The film then showcases this mad love with the couple enacting passions both typical of and uncommon in a traditional love story. She draws, he steals food for her, they get drunk and collapse into spasms of laughter, they run around naked (she leads him, but not by his hand) and, in what is now the film's most famous scene, they enjoy fireworks together. What is more emblematic of passionate love--or more hackneyed a metaphor--than fireworks exploding?

This is a big, beautiful sequence--it culminates with Michèle (very adeptly) water-skiing down the Seine while colors crackle all around her--that does fill you with reckless awe, but nothing afterwards lives up to it. To the film's detriment and credit, that seems to be the point: These two are lovers, but perhaps only for one night. When Michèle's family begins searching for her (huge posters of her face appear all over Paris), Alex, afraid she will leave him, tears them all down. In the process, he burns a man to death and goes to jail. Michèle then receives an eye operation and becomes Juliette Binoche--elegant and ethereal, rather than scruffy and dumpy. What will happen to them now?

I'm not sure whether you are supposed to believe the ending answer, which simultaneously plays like a re-creation of the bus scene from The Graduate and prefigures the bow-of-my-love moment in Titanic (it appears that James Cameron actually ripped off Carax). Critics have split over this grand affair--some say this is true love personified in all its visual glory, others say it's flashy melodrama and cannot believe Binoche would fall for such a homely creature. The film supports both perspectives, making it maddening, mysterious and even stupid at times.

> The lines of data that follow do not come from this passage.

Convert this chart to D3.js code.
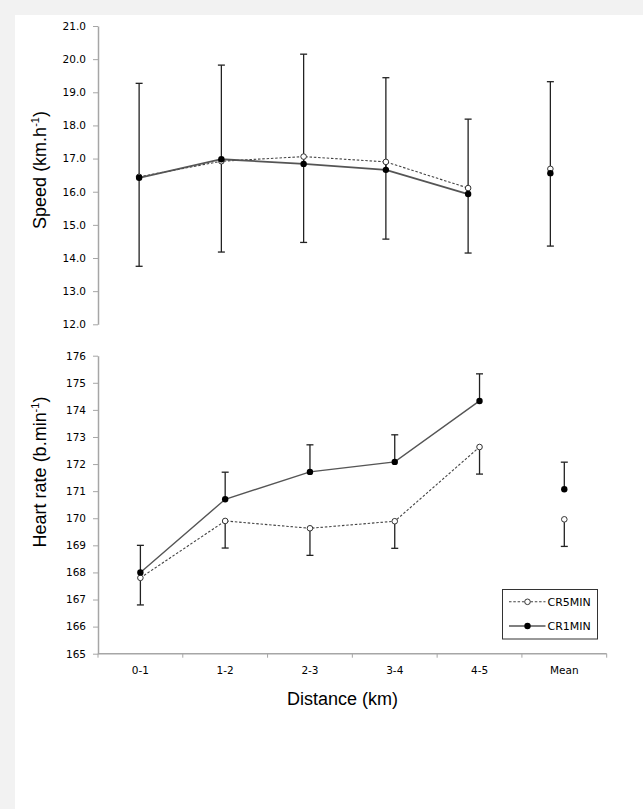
<!DOCTYPE html>
<html>
<head>
<meta charset="utf-8">
<script src="https://cdn.jsdelivr.net/npm/d3@7/dist/d3.min.js"></script>
<style>
  html, body { margin: 0; padding: 0; background: #f2f2f2; }
  svg { display: block; }
</style>
</head>
<body>
<script>
// ---- data ----
const categories = ["0-1", "1-2", "2-3", "3-4", "4-5", "Mean"];
const seriesNames = ["CR5MIN", "CR1MIN"];

const speedCR5 = [16.45, 16.92, 17.06, 16.90, 16.11, 16.69];
const speedCR1 = [16.42, 16.98, 16.84, 16.66, 15.93, 16.56];
const speedSdCR5 = [2.70, 2.74, 2.59, 2.33, 1.96, 2.33];
const speedSdCR1 = [2.85, 2.84, 3.31, 2.78, 2.26, 2.76];

const hrCR5 = [167.8, 169.9, 169.63, 169.89, 172.63, 169.96];
const hrCR1 = [168.0, 170.7, 171.71, 172.08, 174.33, 171.07];
const hrSdCR5 = [1.0, 1.0, 1.0, 1.0, 1.0, 1.0];
const hrSdCR1 = [1.0, 1.0, 1.0, 1.0, 1.0, 1.0];

const speedTicks = [12, 13, 14, 15, 16, 17, 18, 19, 20, 21];
const hrTicks = [165, 166, 167, 168, 169, 170, 171, 172, 173, 174, 175, 176];

// ---- setup ----
const W = 643, H = 809;
const svg = d3.select("body").append("svg").attr("width", W).attr("height", H);
svg.append("rect").attr("x", 0).attr("y", 0).attr("width", W).attr("height", H).attr("fill", "#f2f2f2");
svg.append("rect").attr("x", 15).attr("y", 15).attr("width", W - 15).attr("height", H - 15).attr("fill", "#ffffff");

const tickFont = "DejaVu Sans, Verdana, sans-serif";
const titleFont = "Liberation Sans, Arial, sans-serif";
const axisColor = "#a6a6a6";
const lineColor = "#555555";

function styleAxis(g) {
  g.select(".domain").attr("stroke", axisColor).attr("stroke-width", 1.5);
  g.selectAll(".tick line").attr("stroke", axisColor).attr("stroke-width", 1);
  g.selectAll(".tick text").attr("fill", "#000").attr("font-family", tickFont).attr("font-size", 10.5);
}

function drawPanel(opts) {
  const { xRange, yDomain, yRange, ticks, fmt, cr5, cr1, sd5, sd1, lineW } = opts;
  const x = d3.scaleBand().domain(categories).range(xRange).paddingInner(0).paddingOuter(0);
  const y = d3.scaleLinear().domain(yDomain).range(yRange);
  const cx = c => x(c) + x.bandwidth() / 2;

  const gy = svg.append("g").attr("transform", `translate(${xRange[0]},0)`)
    .call(d3.axisLeft(y).tickValues(ticks).tickFormat(fmt).tickSize(5).tickPadding(7).tickSizeOuter(0));
  styleAxis(gy);

  const lineCats = categories.slice(0, 5);
  const lineGen = d3.line().x(d => cx(d.c)).y(d => y(d.v));

  // error bars
  const capW = 3.5;
  function errBars(vals, sds, dir) {
    const g = svg.append("g");
    categories.forEach((c, i) => {
      const y0 = y(vals[i]), y1 = y(vals[i] + dir * sds[i]);
      g.append("line").attr("x1", cx(c)).attr("x2", cx(c)).attr("y1", y0).attr("y2", y1)
        .attr("stroke", "#222").attr("stroke-width", 1.3);
      g.append("line").attr("x1", cx(c) - capW).attr("x2", cx(c) + capW).attr("y1", y1).attr("y2", y1)
        .attr("stroke", "#222").attr("stroke-width", 1.3);
    });
  }
  errBars(cr1, sd1, +1);
  errBars(cr5, sd5, -1);

  // lines
  svg.append("path").datum(lineCats.map((c, i) => ({ c, v: cr5[i] })))
    .attr("d", lineGen).attr("fill", "none").attr("stroke", "#444").attr("stroke-width", 1.1)
    .attr("stroke-dasharray", "2.5,1.8");
  svg.append("path").datum(lineCats.map((c, i) => ({ c, v: cr1[i] })))
    .attr("d", lineGen).attr("fill", "none").attr("stroke", lineColor).attr("stroke-width", lineW);

  // markers
  svg.append("g").selectAll("circle").data(categories).join("circle")
    .attr("cx", c => cx(c)).attr("cy", (c, i) => y(cr5[i])).attr("r", 2.8)
    .attr("fill", "#fff").attr("stroke", "#333").attr("stroke-width", 1);
  svg.append("g").selectAll("circle").data(categories).join("circle")
    .attr("cx", c => cx(c)).attr("cy", (c, i) => y(cr1[i])).attr("r", 3.2)
    .attr("fill", "#000");

  return { x, y };
}

// ---- top panel: speed ----
drawPanel({
  xRange: [98, 591.5], yDomain: [12, 21], yRange: [324.3, 26],
  ticks: speedTicks, fmt: d3.format(".1f"),
  cr5: speedCR5, cr1: speedCR1, sd5: speedSdCR5, sd1: speedSdCR1, lineW: 1.8
});

// ---- bottom panel: heart rate ----
const bottom = drawPanel({
  xRange: [98, 606.7], yDomain: [165, 176], yRange: [653.7, 355.7],
  ticks: hrTicks, fmt: d3.format("d"),
  cr5: hrCR5, cr1: hrCR1, sd5: hrSdCR5, sd1: hrSdCR1, lineW: 1.4
});

// bottom x axis
const xb = bottom.x;
const gx = svg.append("g").attr("transform", `translate(0,${bottom.y(165)})`)
  .call(d3.axisBottom(xb).tickSize(0).tickPadding(13));
styleAxis(gx);
gx.select(".domain").attr("d", `M${xb.range()[0]},0H${xb.range()[1]}`);
const boundaries = d3.range(categories.length + 1).map(i => xb.range()[0] + i * xb.step());
gx.append("g").selectAll("line").data(boundaries).join("line")
  .attr("x1", d => d).attr("x2", d => d).attr("y1", 0).attr("y2", 4)
  .attr("stroke", axisColor).attr("stroke-width", 1);

// ---- titles ----
function yTitle(cx, cy, main, sup) {
  const t = svg.append("text")
    .attr("transform", `translate(${cx},${cy}) rotate(-90)`)
    .attr("text-anchor", "middle")
    .attr("font-family", titleFont).attr("font-size", 18).attr("fill", "#000");
  t.append("tspan").text(main);
  t.append("tspan").attr("font-size", 11).attr("dy", -7).text(sup);
  t.append("tspan").attr("dy", 7).text(")");
}
yTitle(46, 170, "Speed (km.h", "-1");
yTitle(46, 472, "Heart rate (b.min", "-1");

svg.append("text").attr("x", 342.5).attr("y", 705).attr("text-anchor", "middle")
  .attr("font-family", titleFont).attr("font-size", 18).attr("fill", "#000")
  .text("Distance (km)");

// ---- legend ----
const lg = svg.append("g").attr("transform", "translate(502.5,589.5)");
lg.append("rect").attr("width", 95).attr("height", 49.5)
  .attr("fill", "#fff").attr("stroke", "#333").attr("stroke-width", 1);
const legendRows = [
  { name: seriesNames[0], dash: "2.5,1.8", fill: "#fff", r: 2.8, y: 12.3 },
  { name: seriesNames[1], dash: null, fill: "#000", r: 3.2, y: 36.5 }
];
legendRows.forEach(r => {
  lg.append("line").attr("x1", 6.5).attr("x2", 43).attr("y1", r.y).attr("y2", r.y)
    .attr("stroke", r.dash ? "#444" : lineColor).attr("stroke-width", r.dash ? 1.1 : 1.4)
    .attr("stroke-dasharray", r.dash);
  lg.append("circle").attr("cx", 25).attr("cy", r.y).attr("r", r.r)
    .attr("fill", r.fill).attr("stroke", r.dash ? "#333" : "none").attr("stroke-width", 1);
  lg.append("text").attr("x", 45).attr("y", r.y + 4).attr("font-family", tickFont)
    .attr("font-size", 11).attr("fill", "#000").text(r.name);
});
</script>
</body>
</html>
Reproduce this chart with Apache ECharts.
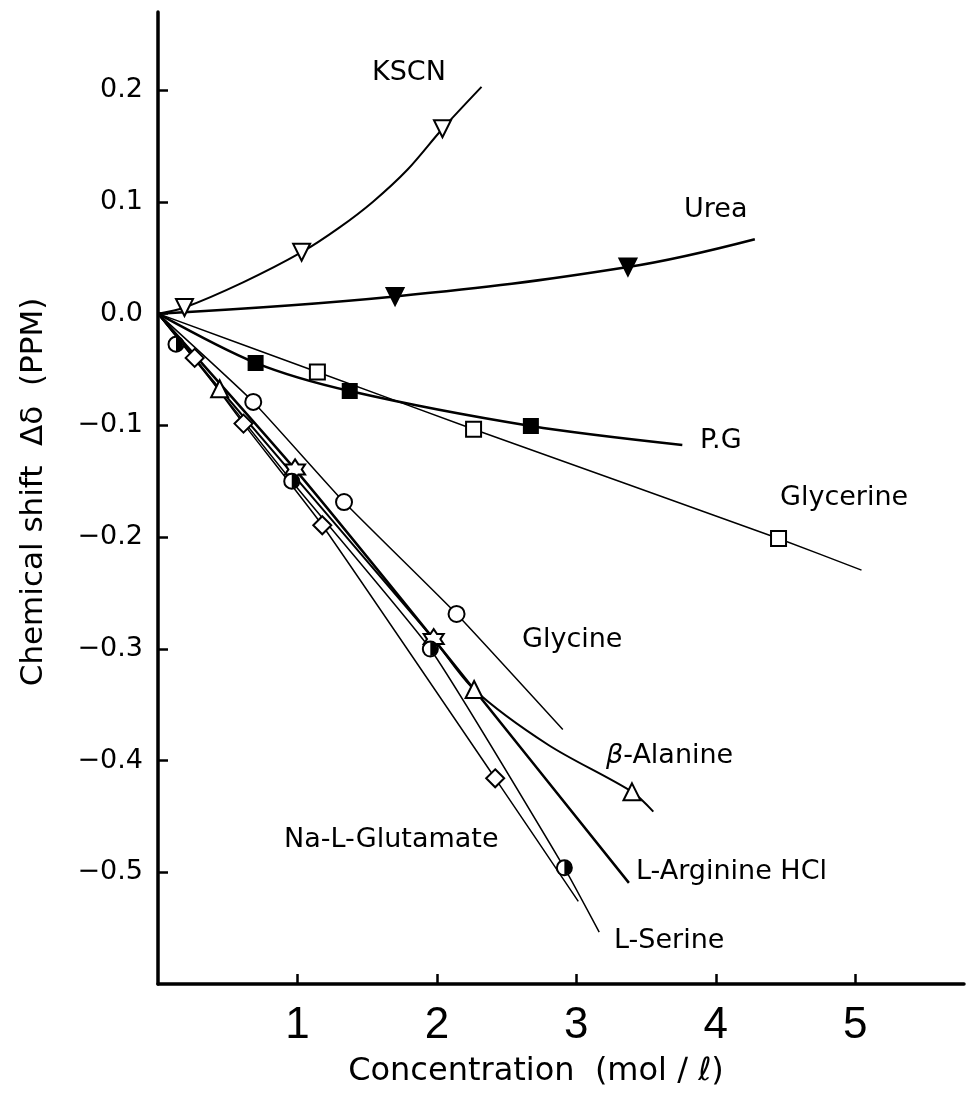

The obvious symbolic meaning of the bridge is that these characters are people in transition. When they become more grounded, they will be at odds. But they always appear to be at odds. Does Alex love Michèle more than she does him? Is she simply resistant because she has a lot to lose and he nothing? Have they merely experienced a grand illusion? If you allow this flawed film to get to you, these questions will gnaw at you and, eventually, break your heart. Oh, how very French.